If you would have asked me twelve months ago what I thought about cloud-based gaming, I would have laughed and said that it could never happen. Here I am, less than a year later, ready to eat crow. After spending some quality time with OnLive, I am truly a believer in the technology this company has managed to create. While not perfect by any stretch of the imagination, it definitely ranks up there with some of the most impressive advances so far this generation. If other companies can adapt what is here, I can easily see this becoming the future of gaming as we know it.
So what exactly is cloud gaming? Well, think of it like Netflix streaming, except with videogames, and you get the idea. Imagine titles on demand without having to download anything (including patches) to your console, plus no worries of system requirements. Sure, it sounds like a pipe dream, but the guys and gals at OnLive have somehow managed to pull it off with minimal setbacks. It is an impressive piece of technology that is easy to dismiss until you experience it for yourself.
The first thing that I loved about the system is that I could play it anywhere. Being a father, sometimes it is hard to get my gaming on in the living room. My OnLive account can be accessed from my PC as well as the tiny console (more on that in a bit) plugged into my TV and even my iPad. I simply use the same login and load up my dashboard. Setup like most online gaming services, OnLive has a nice set of features and functions right from the menu. You can browse games, your friends list or enter the Arena. The Arena is actually a collection of other users playing games online that you can view, and even comment on. OnLive integrates some cool community features, including the ability to track game time and send clips to your friends and display your skills for others to watch in the arena.
What comes in the box is always important to gamers. When my OnLive kit arrived, I was shocked at how small the box was. Once I opened it up, I was even more surprised to see one of the slickest designs in a while. The actual console is extremely tiny and only houses the essentials including an HDMI output, AC plug, optical out and Ethernet port. On the front of the device is two USB ports for the controllers and it all fits in the palm of your hand. I absolutely loved the design as it was simple and took up such little space that it could sit next to my PS3 in the entertainment center.
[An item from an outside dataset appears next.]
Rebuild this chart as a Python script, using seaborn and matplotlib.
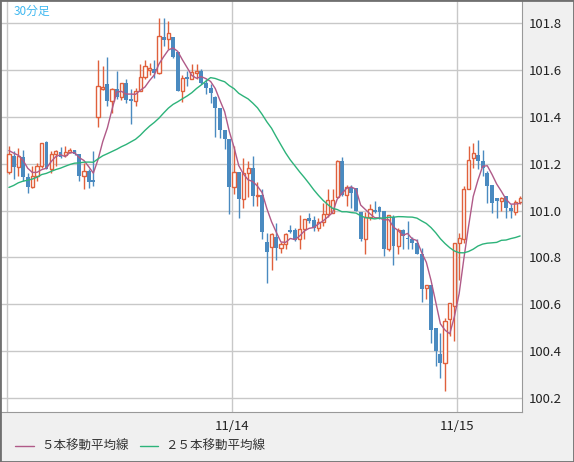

The unit outputs video at 1080p and uses a special technology that I won’t even try to understand to compensate for lag and jittery images. It is truly amazing, and it even supports 3D if you have the technology and the games to back it up. This is truly a marvel of modern technology, and I hope that it at least becomes standard for console and PC makers over the years to come.
The controller that comes packed in with the unit will feel very familiar to anyone who has ever used an Xbox 360 pad. The biggest difference is that the OnLive controller feels more flat in certain areas as opposed to the 360’s rounded design. The analog sticks are also placed like the Dual Shock with both in the middle bottom. Everything else feels familiar and the buttons are identical outside of the play and record functionality. As I mentioned you can record brag clips on the fly using the controller, which is definitely cool and light years beyond the inclusion on a per game basis that exists on other home consoles. Another cool feature is that the console will pair with other controllers including Microsoft’s own 360 one granted you have one that works on your PC as well.
This, of course, is the most important aspect of any gaming system, and to be honest one of OnLive’s weakest aspects. The selection of titles is over 100, and there are some great ones on the service including Darksiders, Duke Nukem Forever, Red Faction Armageddon and more, but anyone hoping for brand new releases or certain publishers will be disappointed. Most games let you take a free trial, which is awesome, and they offer great bundles chock full of gaming goodness, but the overall selection will grow thin quickly. I applaud that they are constantly adding more games to the service, and I hope it grows into a massive collection of titles before the end, but I would be lying if I said the selection impressed me.
Setting up the unit was as easy as entering my account details and getting it connected to the Internet. Once you have that squared away, you literally just plug in the controller and start playing. It is obvious that the system as designed with ease of use in mind. I was up and playing BioShock within ten minutes of getting the console out of the box. The controller uses two AA batteries or a charge cable that plugs into the unit via USB, so you are never without power.
Overall, I was highly impressed with the unit and hope that it continues to grow, or perhaps ends up as a piece of tech for the console makers to incorporate in the next generation. The concept is brilliant and almost flawlessly executed. This really is a breakthrough technology that deserves to continue to improve and be implemented into our gaming experiences. I also love the compactness of the design and the ease of use. It is obvious that this thing was focus tested to death, and other console makers should take notice. OnLive may not replace my Xbox 360 right now, but its potential is impossible to ignore.
We were provided an OnLive micro console and account for the purposes of this review.